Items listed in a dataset
------

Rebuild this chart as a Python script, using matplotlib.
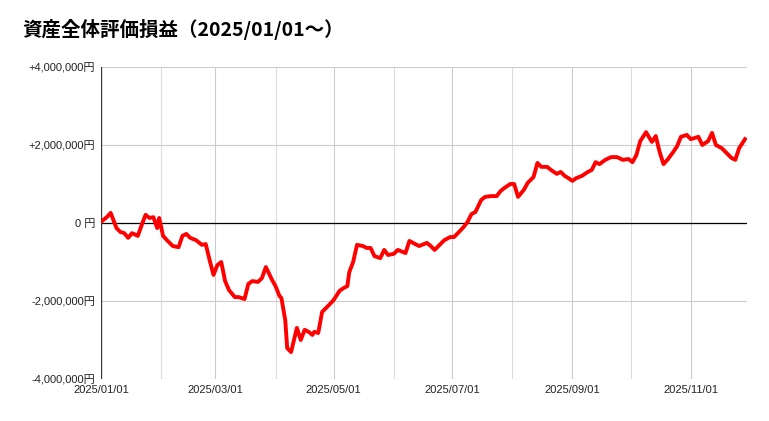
import numpy as np
import pandas as pd
import matplotlib
matplotlib.use("Agg")
import matplotlib.pyplot as plt
import matplotlib.dates as mdates
from matplotlib.ticker import FuncFormatter

plt.rcParams["font.family"] = ["Liberation Sans", "Noto Sans CJK JP"]

# days since 2025-01-01, value in 万円
days = [0, 3, 5, 6, 8, 10, 12, 14, 16, 19, 21, 23, 25, 27, 29, 30, 32, 34, 37, 40,
        42, 44, 46, 49, 52, 54, 56, 58, 60, 62, 64, 66, 69, 71, 74, 76, 78, 81, 83, 85,
        86, 88, 90, 92, 93, 95, 96, 98, 101, 103, 105, 107, 109, 110, 112, 114, 116, 118, 120, 123,
        125, 127, 128, 130, 132, 135, 137, 139, 141, 144, 146, 148, 151, 153, 157, 159, 162, 164, 168, 170,
        172, 175, 177, 180, 182, 184, 187, 189, 191, 193, 196, 198, 201, 204, 206, 208, 211, 213, 215, 218,
        220, 223, 225, 227, 230, 232, 235, 237, 239, 241, 243, 245, 248, 251, 253, 255, 257, 260, 263, 266,
        269, 272, 274, 276, 278, 281, 284, 286, 288, 290, 292, 295, 297, 299, 302, 304, 306, 308, 310, 313,
        315, 317, 320, 322, 325, 327, 329, 332]
values_man = [3, 15, 26, 13, -13, -23, -26, -38, -26, -33, -5, 21, 13, 15, -13, 13, -33, -44, -59, -62,
              -33, -28, -38, -44, -56, -54, -95, -133, -108, -100, -149, -172, -190, -190, -195, -156, -149, -151, -141, -113,
              -123, -144, -162, -187, -192, -249, -321, -331, -269, -300, -274, -279, -287, -279, -282, -228, -218, -208, -197, -174,
              -167, -162, -126, -100, -56, -59, -64, -64, -85, -90, -69, -82, -79, -69, -77, -46, -54, -59, -51, -59,
              -69, -54, -44, -36, -36, -26, -10, 3, 23, 28, 59, 67, 69, 69, 82, 90, 100, 100, 67, 85,
              103, 118, 154, 144, 144, 136, 126, 131, 121, 115, 108, 115, 121, 131, 136, 156, 151, 162, 169, 169,
              162, 164, 156, 174, 210, 233, 208, 223, 182, 151, 162, 182, 197, 221, 226, 215, 218, 221, 200, 210,
              231, 200, 192, 182, 167, 162, 192, 215]

dates = pd.Timestamp("2025-01-01") + pd.to_timedelta(days, unit="D")
values = np.array(values_man) * 10000

fig = plt.figure(figsize=(7.69, 4.21), dpi=100)
ax = fig.add_axes([0.1313, 0.0998, 0.840, 0.741])

ax.plot(dates, values, color="#ff0000", linewidth=2.8, solid_joinstyle="round", zorder=3)
ax.axhline(0, color="black", linewidth=0.9, zorder=2)

ax.set_ylim(-4_000_000, 4_000_000)
ax.set_yticks([-4_000_000, -2_000_000, 0, 2_000_000, 4_000_000])
ax.yaxis.set_major_formatter(FuncFormatter(
    lambda v, _: "0 円" if v == 0 else (f"+{v:,.0f}円" if v > 0 else f"{v:,.0f}円")))

ax.set_xlim(pd.Timestamp("2025-01-01"), pd.Timestamp("2025-11-30"))
ax.xaxis.set_major_locator(mdates.MonthLocator(bymonth=[1, 3, 5, 7, 9, 11]))
ax.xaxis.set_minor_locator(mdates.MonthLocator())
ax.xaxis.set_major_formatter(mdates.DateFormatter("%Y/%m/%d"))

ax.grid(True, which="major", color="#cccccc", linewidth=0.8)
ax.grid(True, which="minor", axis="x", color="#dddddd", linewidth=0.8)
ax.tick_params(which="both", length=0, labelsize=8, colors="#222222", pad=4)
for s in ax.spines.values():
    s.set_visible(False)
ax.axvline(pd.Timestamp("2025-01-01"), color="#333333", linewidth=0.9)

fig.text(0.029, 0.915, "資産全体評価損益（2025/01/01～）", fontsize=14,
         fontweight="bold", fontstyle="italic",
         family=["Noto Sans CJK JP", "DejaVu Sans"])

fig.savefig("out.png", dpi=100)
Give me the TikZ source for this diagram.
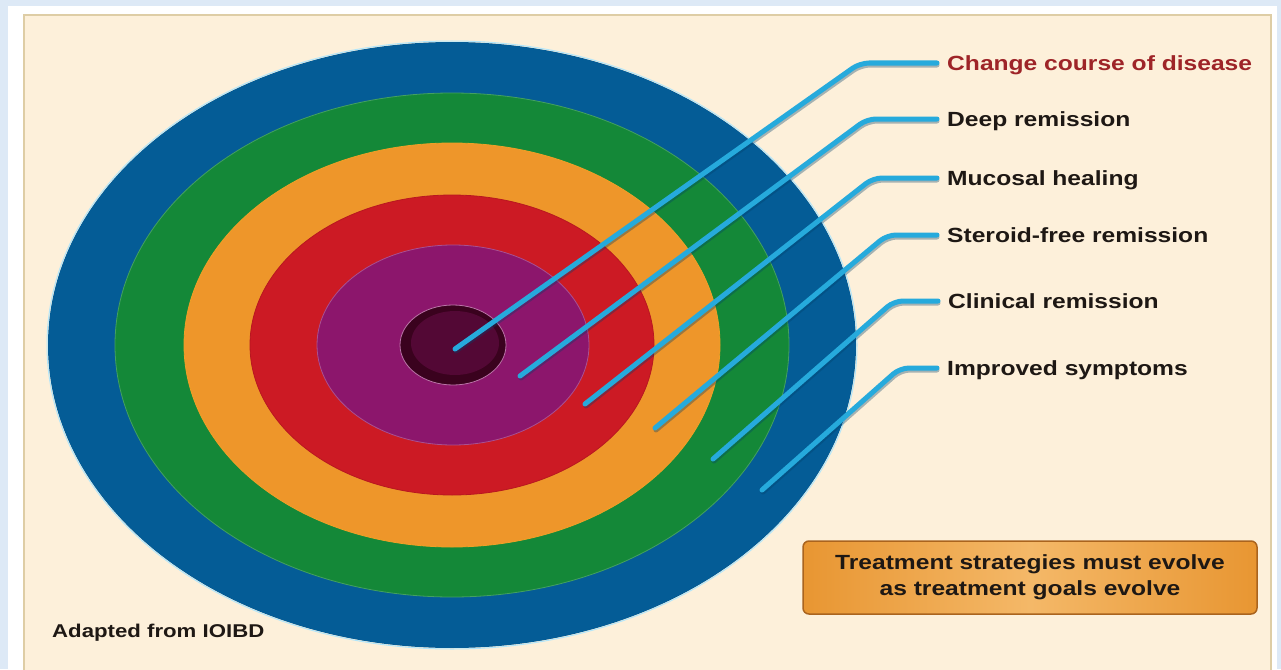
\documentclass[tikz,border=0pt]{standalone}
\usepackage{fontspec}
\setmainfont{Liberation Sans}
\usetikzlibrary{calc}
\definecolor{bgblue}{RGB}{221,233,246}
\definecolor{cream}{RGB}{253,240,218}
\definecolor{panelborder}{RGB}{222,205,165}
\definecolor{ringblue}{RGB}{4,92,150}
\definecolor{ringgreen}{RGB}{20,136,56}
\definecolor{ringorange}{RGB}{238,150,42}
\definecolor{ringred}{RGB}{204,26,36}
\definecolor{ringpurple}{RGB}{140,22,108}
\definecolor{ringdark}{RGB}{58,2,30}
\definecolor{lineblue}{RGB}{38,170,220}
\definecolor{labelred}{RGB}{158,36,40}
\definecolor{textdark}{RGB}{30,24,20}
\definecolor{boxorange}{RGB}{232,150,50}
\definecolor{boxlight}{RGB}{244,184,104}
\definecolor{boxedge}{RGB}{170,100,30}
\begin{document}
\begin{tikzpicture}[x=1pt,y=-1pt,
  conn/.style={draw=lineblue, line width=5pt, rounded corners=9pt, line cap=round},
  connshadow/.style={draw=ringblue!70!black, opacity=0.35, line width=5pt, rounded corners=9pt, line cap=round},
  goal/.style={anchor=west, inner sep=0pt, text height=14.7pt, text depth=0pt,
    font=\fontsize{20.5}{24}\selectfont\bfseries, text=textdark},
  ring/.style={line width=0.8pt}
]
\useasboundingbox (0,0) rectangle (1281,669);
\fill[bgblue] (0,0) rectangle (1281,669);
\fill[white] (8,6) rectangle (1277,680);
\draw[panelborder, fill=cream, line width=1.5pt] (24,15) rectangle (1271,690);

% target disk
\fill[ringblue] (452,345) ellipse [x radius=404pt, y radius=303pt];
\draw[white!70!cyan, line width=1pt] (452,345) ellipse [x radius=405pt, y radius=304pt];
\filldraw[ringgreen, draw=ringgreen!80!white, ring] (452,345) ellipse [x radius=337pt, y radius=252pt];
\filldraw[ringorange, draw=ringorange!90!yellow, ring] (452,345) ellipse [x radius=268pt, y radius=202pt];
\filldraw[ringred, draw=ringred!90!black, ring] (452,345) ellipse [x radius=202pt, y radius=150pt];
\filldraw[ringpurple, draw=ringpurple!75!white, ring] (453,345) ellipse [x radius=136pt, y radius=100pt];
\filldraw[ringdark, draw=ringpurple!60!white, line width=0.8pt] (453,345) ellipse [x radius=53pt, y radius=40pt];
\fill[ringdark!70!ringpurple] (455,343) ellipse [x radius=44pt, y radius=32pt];

% labels
\node[goal, text=labelred] (l1) at (947,63) {\scalebox{1.2}[1]{Change course of disease}};
\node[goal] (l2) at (947,119) {\scalebox{1.2}[1]{Deep remission}};
\node[goal] (l3) at (947,178) {\scalebox{1.2}[1]{Mucosal healing}};
\node[goal] (l4) at (947,235) {\scalebox{1.2}[1]{Steroid-free remission}};
\node[goal] (l5) at (948,301) {\scalebox{1.2}[1]{Clinical remission}};
\node[goal] (l6) at (947,368) {\scalebox{1.2}[1]{Improved symptoms}};

% connector start points
\coordinate (s1) at (455,349);
\coordinate (s2) at (520,376);
\coordinate (s3) at (585,404);
\coordinate (s4) at (655,428);
\coordinate (s5) at (713,459);
\coordinate (s6) at (762,490);

\foreach \i/\b in {1/87,2/80,3/74,4/60,5/54,6/47}{
  \draw[connshadow] ([shift={(1,2)}]s\i) -- ([shift={(1-\b,2)}]l\i.west) -- ([shift={(-10,2)}]l\i.west);
  \draw[conn] (s\i) -- ([xshift=-\b pt]l\i.west) -- ([xshift=-10pt]l\i.west);
}

% message box
\node[draw=boxedge, line width=1.5pt, rounded corners=6pt,
  left color=boxorange, right color=boxorange, middle color=boxlight,
  minimum width=454pt, minimum height=73pt, inner sep=0pt,
  align=center, text=textdark, font=\fontsize{20.5}{26}\selectfont\bfseries]
  (msg) at (1030,577.5) {\scalebox{1.2}[1]{Treatment strategies must evolve}\\\scalebox{1.2}[1]{as treatment goals evolve}};

\node[anchor=west, inner sep=0pt, text=textdark, font=\fontsize{18.5}{22}\selectfont\bfseries,
  text height=13.3pt, text depth=0pt] (src) at (52,631) {\scalebox{1.2}[1]{Adapted from IOIBD}};
\end{tikzpicture}
\end{document}
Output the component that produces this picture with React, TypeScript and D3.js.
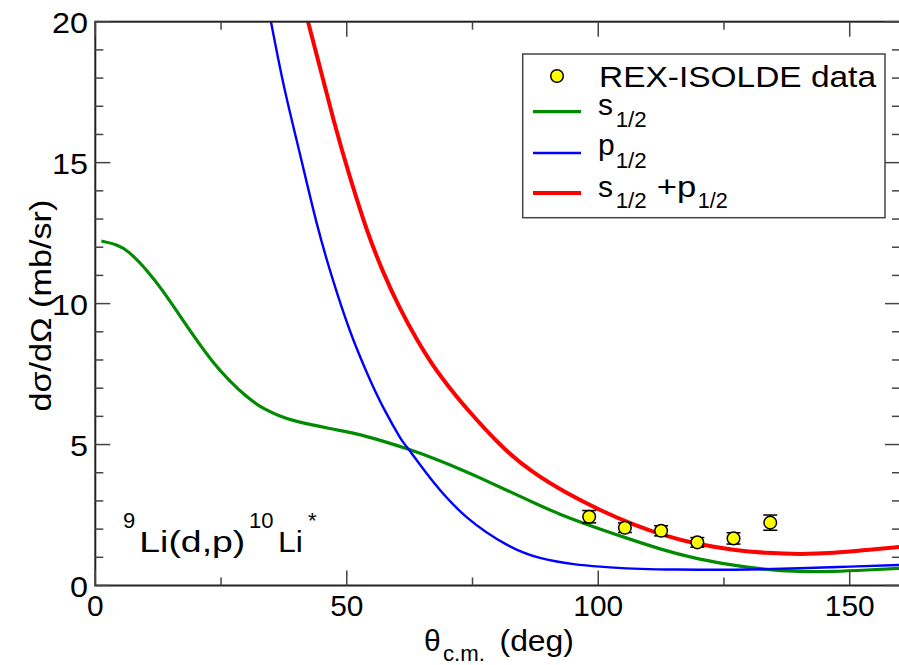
import React from "react";
import * as d3 from "d3";

// ---- data ----
const sTheta = [1.2, 4.2, 6.8, 10.1, 13.4, 16.7, 20.1, 23.4, 26.7, 30, 33.3, 36.6, 39.9, 46.6, 51.9, 57, 62.3, 68.6, 75.2, 81.8, 88.4, 92.4, 98.2, 105.7, 112.3, 118.9, 125.6, 132.2, 140, 146.8, 153.4, 160];
const sVals = [12.22, 12.08, 11.8, 11.2, 10.45, 9.6, 8.72, 7.93, 7.27, 6.72, 6.3, 6.02, 5.83, 5.57, 5.38, 5.13, 4.83, 4.42, 3.92, 3.38, 2.84, 2.53, 2.14, 1.68, 1.3, 0.99, 0.76, 0.6, 0.5, 0.5, 0.55, 0.61];

const pTheta = [34.5, 37.4, 40.7, 44.1, 47.4, 50.7, 54, 57.3, 60.6, 62.3, 67.3, 74, 81.8, 88.4, 95.1, 100.4, 107, 113.6, 120, 127, 133.5, 140, 150, 160];
const pVals = [20.4, 17.8, 15.3, 12.8, 10.75, 9.0, 7.55, 6.3, 5.25, 4.83, 3.65, 2.4, 1.45, 0.98, 0.76, 0.67, 0.6, 0.57, 0.56, 0.56, 0.58, 0.61, 0.67, 0.73];

const spTheta = [42.3, 47.4, 50.7, 54, 57.3, 60.6, 63.9, 67.2, 70.6, 73.9, 80.5, 87.1, 93.8, 100.4, 107, 113.6, 120, 126.9, 133.5, 140.1, 146.8, 153.4, 160];
const spVals = [20.0, 16.5, 14.45, 12.62, 11.1, 9.83, 8.74, 7.8, 6.98, 6.27, 5.0, 4.02, 3.28, 2.68, 2.17, 1.76, 1.47, 1.27, 1.16, 1.12, 1.16, 1.26, 1.37];

const dataTheta = [98.2, 105.3, 112.5, 119.7, 126.9, 134.2];
const dataVals = [2.44, 2.05, 1.94, 1.53, 1.67, 2.23];
const dataErr = [0.22, 0.17, 0.18, 0.17, 0.2, 0.27];

const xMajor = [0, 50, 100, 150];
const xMinor = [25, 75, 125];
const yMajor = [0, 5, 10, 15, 20];
const yMinor = [1, 2, 3, 4, 6, 7, 8, 9, 11, 12, 13, 14, 16, 17, 18, 19];

const FONT = "'Liberation Sans', Arial, Helvetica, sans-serif";

export default function App() {
  const left = 95.3, right = 900, top = 21.7, bottom = 585.5;
  const x = d3.scaleLinear().domain([0, 160]).range([left, right]);
  const y = d3.scaleLinear().domain([0, 20]).range([bottom, top]);
  const mk = (xs: number[], vs: number[]) =>
    d3.line<number>().x((d, i) => x(xs[i])).y((d) => y(d)).curve(d3.curveNatural)(vs) || "";

  const majL = 15, minL = 8;
  const axisColor = "#222";
  const digitW = 16.6;

  return (
    <svg width={899} height={665} style={{ position: "absolute", left: 0, top: 0, background: "#fff" }} fontFamily={FONT}>
      <defs>
        <clipPath id="plotclip">
          <rect x={left} y={top} width={right - left} height={bottom - top} />
        </clipPath>
      </defs>
      <rect x={0} y={0} width={899} height={665} fill="#fff" />

      {/* curves */}
      <g clipPath="url(#plotclip)" fill="none" strokeLinejoin="round">
        <path d={mk(sTheta, sVals)} stroke="#008b00" strokeWidth={3.2} />
        <path d={mk(pTheta, pVals)} stroke="#0000ff" strokeWidth={2.4} />
        <path d={mk(spTheta, spVals)} stroke="#ff0000" strokeWidth={4} />
      </g>

      {/* data points */}
      <g>
        {dataTheta.map((t, i) => {
          const cx = x(t), cy = y(dataVals[i]);
          const y1 = y(dataVals[i] + dataErr[i]), y2 = y(dataVals[i] - dataErr[i]);
          return (
            <g key={i} stroke="#000" strokeWidth={1.5}>
              <line x1={cx} x2={cx} y1={y1} y2={y2} />
              <line x1={cx - 7} x2={cx + 7} y1={y1} y2={y1} />
              <line x1={cx - 7} x2={cx + 7} y1={y2} y2={y2} />
              <circle cx={cx} cy={cy} r={6.3} fill="#ffff00" />
            </g>
          );
        })}
      </g>

      {/* frame */}
      <rect x={left} y={top} width={right - left} height={bottom - top} fill="none" stroke={axisColor} strokeWidth={2} />

      {/* ticks */}
      <g stroke="#444" strokeWidth={1.5}>
        {xMajor.map((t) => (
          <g key={"xm" + t}>
            <line x1={x(t)} x2={x(t)} y1={bottom} y2={bottom - majL} />
            <line x1={x(t)} x2={x(t)} y1={top} y2={top + majL} />
          </g>
        ))}
        {xMinor.map((t) => (
          <g key={"xn" + t}>
            <line x1={x(t)} x2={x(t)} y1={bottom} y2={bottom - minL} />
            <line x1={x(t)} x2={x(t)} y1={top} y2={top + minL} />
          </g>
        ))}
        {yMajor.map((t) => (
          <g key={"ym" + t}>
            <line x1={left} x2={left + majL} y1={y(t)} y2={y(t)} />
            <line x1={right} x2={right - majL} y1={y(t)} y2={y(t)} />
          </g>
        ))}
        {yMinor.map((t) => (
          <g key={"yn" + t}>
            <line x1={left} x2={left + minL} y1={y(t)} y2={y(t)} />
            <line x1={right} x2={right - minL} y1={y(t)} y2={y(t)} />
          </g>
        ))}
      </g>

      {/* tick labels */}
      <g fontSize={30} fill="#000">
        {xMajor.map((t) => {
          const w = String(t).length * digitW;
          return (
            <text key={"xl" + t} x={x(t) - w / 2} y={616} textLength={w} lengthAdjust="spacingAndGlyphs">{t}</text>
          );
        })}
        {yMajor.map((t) => {
          const w = String(t).length * 18;
          return (
            <text key={"yl" + t} x={88 - w} y={y(t) + 11} textLength={w} lengthAdjust="spacingAndGlyphs">{t}</text>
          );
        })}
      </g>

      {/* axis titles */}
      <g fontSize={30} fill="#000">
        <text x={424} y={651}>θ</text>
        <text x={443} y={661} fontSize={22} textLength={42} lengthAdjust="spacingAndGlyphs">c.m.</text>
        <text x={499.5} y={651} textLength={74.5} lengthAdjust="spacingAndGlyphs">(deg)</text>
        <text transform={`translate(51,${(top + bottom) / 2 + 2}) rotate(-90)`} x={-106} y={0} textLength={212} lengthAdjust="spacingAndGlyphs">
          dσ/dΩ (mb/sr)
        </text>
      </g>

      {/* annotation */}
      <g fill="#000">
        <text x={123} y={528} fontSize={22}>9</text>
        <text x={139.3} y={551.7} fontSize={30} textLength={106} lengthAdjust="spacingAndGlyphs">Li(d,p)</text>
        <text x={249} y={528} fontSize={22}>10</text>
        <text x={278} y={551.7} fontSize={30} textLength={25} lengthAdjust="spacingAndGlyphs">Li</text>
        <text x={308} y={528} fontSize={22}>*</text>
      </g>

      {/* legend */}
      <rect x={522.7} y={54} width={362.3} height={163.7} fill="#fff" stroke="#444" strokeWidth={1.5} />
      <circle cx={557} cy={76} r={6.3} fill="#ffff00" stroke="#000" strokeWidth={1.5} />
      <line x1={533} x2={581} y1={111.7} y2={111.7} stroke="#008b00" strokeWidth={3.2} />
      <line x1={533} x2={581} y1={153} y2={153} stroke="#0000ff" strokeWidth={2.4} />
      <line x1={533} x2={581} y1={193} y2={193} stroke="#ff0000" strokeWidth={4} />
      <g fontSize={30} fill="#000">
        <text x={599} y={87} textLength={277} lengthAdjust="spacingAndGlyphs">REX-ISOLDE data</text>
        <text x={598} y={115}>s</text>
        <text x={615.7} y={127} fontSize={22} textLength={31} lengthAdjust="spacingAndGlyphs">1/2</text>
        <text x={598} y={155}>p</text>
        <text x={615.7} y={167.5} fontSize={22} textLength={31} lengthAdjust="spacingAndGlyphs">1/2</text>
        <text x={598} y={196.5}>s</text>
        <text x={615.7} y={208.3} fontSize={22} textLength={31} lengthAdjust="spacingAndGlyphs">1/2</text>
        <text x={656.7} y={196.5} textLength={39.5} lengthAdjust="spacingAndGlyphs">+p</text>
        <text x={697.7} y={208.3} fontSize={22} textLength={30} lengthAdjust="spacingAndGlyphs">1/2</text>
      </g>
    </svg>
  );
}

------

**Task goal:** Using the entries above, reproduce word for word only the lines from the one that contains "Give me the TikZ source for this diagram." to the one that contains "(24,15) rectangle (1271,690);", both ends included, and drop every picture.

**Worked solution:**
Give me the TikZ source for this diagram.
\documentclass[tikz,border=0pt]{standalone}
\usepackage{fontspec}
\setmainfont{Liberation Sans}
\usetikzlibrary{calc}
\definecolor{bgblue}{RGB}{221,233,246}
\definecolor{cream}{RGB}{253,240,218}
\definecolor{panelborder}{RGB}{222,205,165}
\definecolor{ringblue}{RGB}{4,92,150}
\definecolor{ringgreen}{RGB}{20,136,56}
\definecolor{ringorange}{RGB}{238,150,42}
\definecolor{ringred}{RGB}{204,26,36}
\definecolor{ringpurple}{RGB}{140,22,108}
\definecolor{ringdark}{RGB}{58,2,30}
\definecolor{lineblue}{RGB}{38,170,220}
\definecolor{labelred}{RGB}{158,36,40}
\definecolor{textdark}{RGB}{30,24,20}
\definecolor{boxorange}{RGB}{232,150,50}
\definecolor{boxlight}{RGB}{244,184,104}
\definecolor{boxedge}{RGB}{170,100,30}
\begin{document}
\begin{tikzpicture}[x=1pt,y=-1pt,
  conn/.style={draw=lineblue, line width=5pt, rounded corners=9pt, line cap=round},
  connshadow/.style={draw=ringblue!70!black, opacity=0.35, line width=5pt, rounded corners=9pt, line cap=round},
  goal/.style={anchor=west, inner sep=0pt, text height=14.7pt, text depth=0pt,
    font=\fontsize{20.5}{24}\selectfont\bfseries, text=textdark},
  ring/.style={line width=0.8pt}
]
\useasboundingbox (0,0) rectangle (1281,669);
\fill[bgblue] (0,0) rectangle (1281,669);
\fill[white] (8,6) rectangle (1277,680);
\draw[panelborder, fill=cream, line width=1.5pt] (24,15) rectangle (1271,690);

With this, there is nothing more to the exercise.